Microsoft made a big thing about Windows 10 being their last version of Windows. The truth is the Windows 10 we use now looks markedly different to what was first released in 2015. Nevertheless, it is confusing that they have announced the launch of Windows 11 and an end of support for Windows 10 in October 2025. What does it mean for us, the end user?

Windows 11 will launch later this year, on a yet to be specified date. There will be the option to upgrade Windows 10 to Windows 11 next year, BUT this will be based on the specification of the laptop or computer, which will allow only new equipment bought since 2019 to be upgraded (as a rough rule of thumb).

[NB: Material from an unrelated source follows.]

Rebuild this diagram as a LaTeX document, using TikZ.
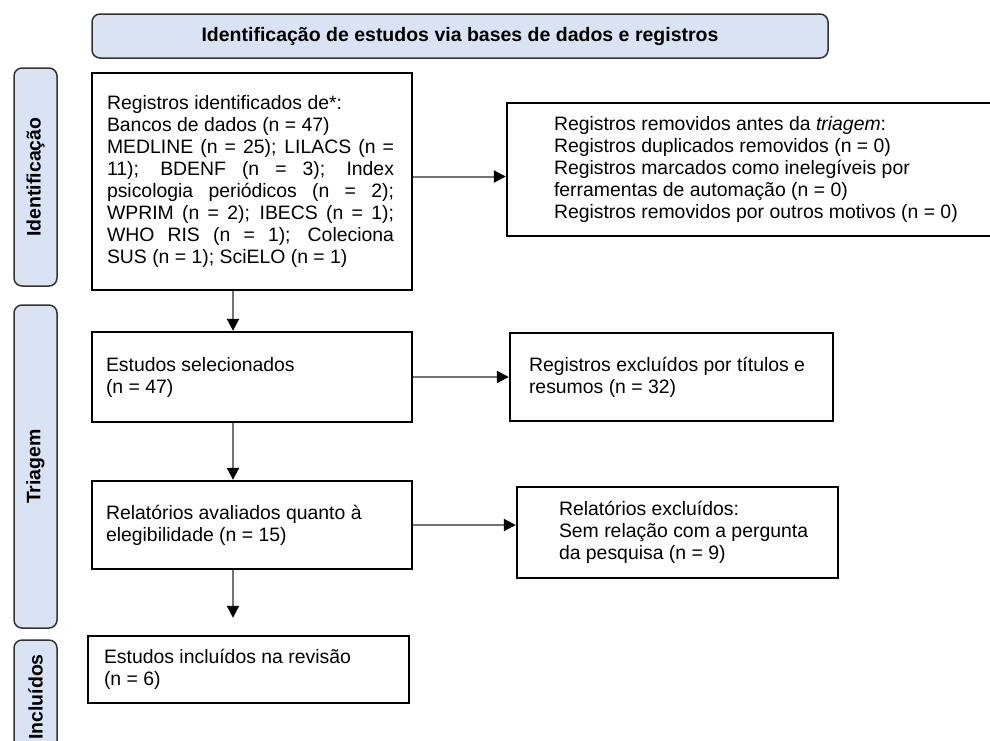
\documentclass[tikz,border=0pt]{standalone}
\usepackage{fontspec}
\setmainfont{Liberation Sans}
\usetikzlibrary{arrows.meta}
\definecolor{stageblue}{HTML}{DAE3F3}
\newcommand{\justline}[1]{\makebox[287pt][s]{#1}}
\tikzset{
  stage/.style={draw=black!80, fill=stageblue, rounded corners=8pt, line width=1.5pt,
    font=\bfseries\fontsize{19.5}{22}\selectfont},
  rec/.style={draw=black, line width=2.4pt, inner sep=0pt},
  txt/.style={anchor=west, align=left, inner sep=0pt, font=\fontsize{19.4}{22}\selectfont},
  flow/.style={draw=black!55, line width=2pt, -{Triangle[length=12pt,width=12pt,color=black]}}
}
\begin{document}
\begin{tikzpicture}[x=1pt, y=-1pt]
  \clip (0,0) rectangle (990,740);
  \node[stage, minimum width=736, minimum height=44] (head) at (460,36)
    {Identificação de estudos via bases de dados e registros};
  \node[stage, rotate=90, minimum width=218, minimum height=43] (sideid) at (35.5,177) {Identificação};
  \node[stage, rotate=90, minimum width=323, minimum height=43] (sidetri) at (35.5,466.5) {Triagem};
  \node[stage, rotate=90, minimum width=114, minimum height=43] (sideinc) at (35.5,697) {Incluídos};

  \node[rec, minimum width=320, minimum height=217] (ident) at (252,181.5) {};
  \node[rec, minimum width=488, minimum height=133] (removed) at (751,169.5) {};
  \node[rec, minimum width=320, minimum height=90] (sel) at (252,377) {};
  \node[rec, minimum width=323, minimum height=88] (excl) at (671.5,377) {};
  \node[rec, minimum width=320, minimum height=88] (elig) at (252,525) {};
  \node[rec, minimum width=321, minimum height=91] (rep) at (677.5,532.5) {};
  \node[rec, minimum width=321, minimum height=67] (incl) at (248.5,669.5) {};

  \node[txt] (identtxt) at ([xshift=16pt]ident.west) {Registros identificados de*:\\
    Bancos de dados (n = 47)\\
    \justline{MEDLINE (n = 25); LILACS (n =}\\
    \justline{11); BDENF (n = 3); Index}\\
    \justline{psicologia periódicos (n = 2);}\\
    \justline{WPRIM (n = 2); IBECS (n = 1);}\\
    \justline{WHO RIS (n = 1); Coleciona}\\
    SUS (n = 1); SciELO (n = 1)};
  \node[txt] (removedtxt) at ([xshift=48pt]removed.west) {Registros removidos antes da \textit{triagem}:\\
    Registros duplicados removidos (n = 0)\\
    Registros marcados como inelegíveis por\\
    ferramentas de automação (n = 0)\\
    Registros removidos por outros motivos (n = 0)};
  \node[txt] (seltxt) at ([xshift=15pt]sel.west) {Estudos selecionados\\(n = 47)};
  \node[txt] (excltxt) at ([xshift=20pt]excl.west) {Registros excluídos por títulos e\\resumos (n = 32)};
  \node[txt] (eligtxt) at ([xshift=15pt]elig.west) {Relatórios avaliados quanto à\\elegibilidade (n = 15)};
  \node[txt] (reptxt) at ([xshift=43pt]rep.west) {Relatórios excluídos:\\Sem relação com a pergunta\\da pesquisa (n = 9)};
  \node[txt] (incltxt) at ([xshift=17pt]incl.west) {Estudos incluídos na revisão\\(n = 6)};

  \coordinate (col) at (233,0);
  \begin{scope}[flow]
    \draw ([yshift=5pt]ident.east) -- ([yshift=5pt]ident.east -| removed.west);
    \draw (sel.east) -- (sel.east -| excl.west);
    \draw (elig.east) -- (elig.east -| rep.west);
    \draw (ident.south -| col) -- (sel.north -| col);
    \draw (sel.south -| col) -- (elig.north -| col);
    \draw[shorten >=17pt] (elig.south -| col) -- (incl.north -| col);
  \end{scope}
\end{tikzpicture}
\end{document}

Windows 11 will look different to Windows 10, but still holds true to what we’ve seen before, with a Taskbar and Desktop icons. The ‘feel’ will be different, to set it apart from previous Windows versions, but the functionality should be pretty much the same.

A word of warning would be not to expect older pieces of equipment to work with Windows 11. Microsoft will not want to have to support too old a back catalogue of drivers, while the manufactures of things like printers and scanners will see it as an opportunity to have people buy new equipment.

To upgrade or not to upgrade will be the question. For many there will be no choice but to carry on with Windows 10. For others it will probably be a matter of timing in order that they get the full life expectancy out of their laptop or computer.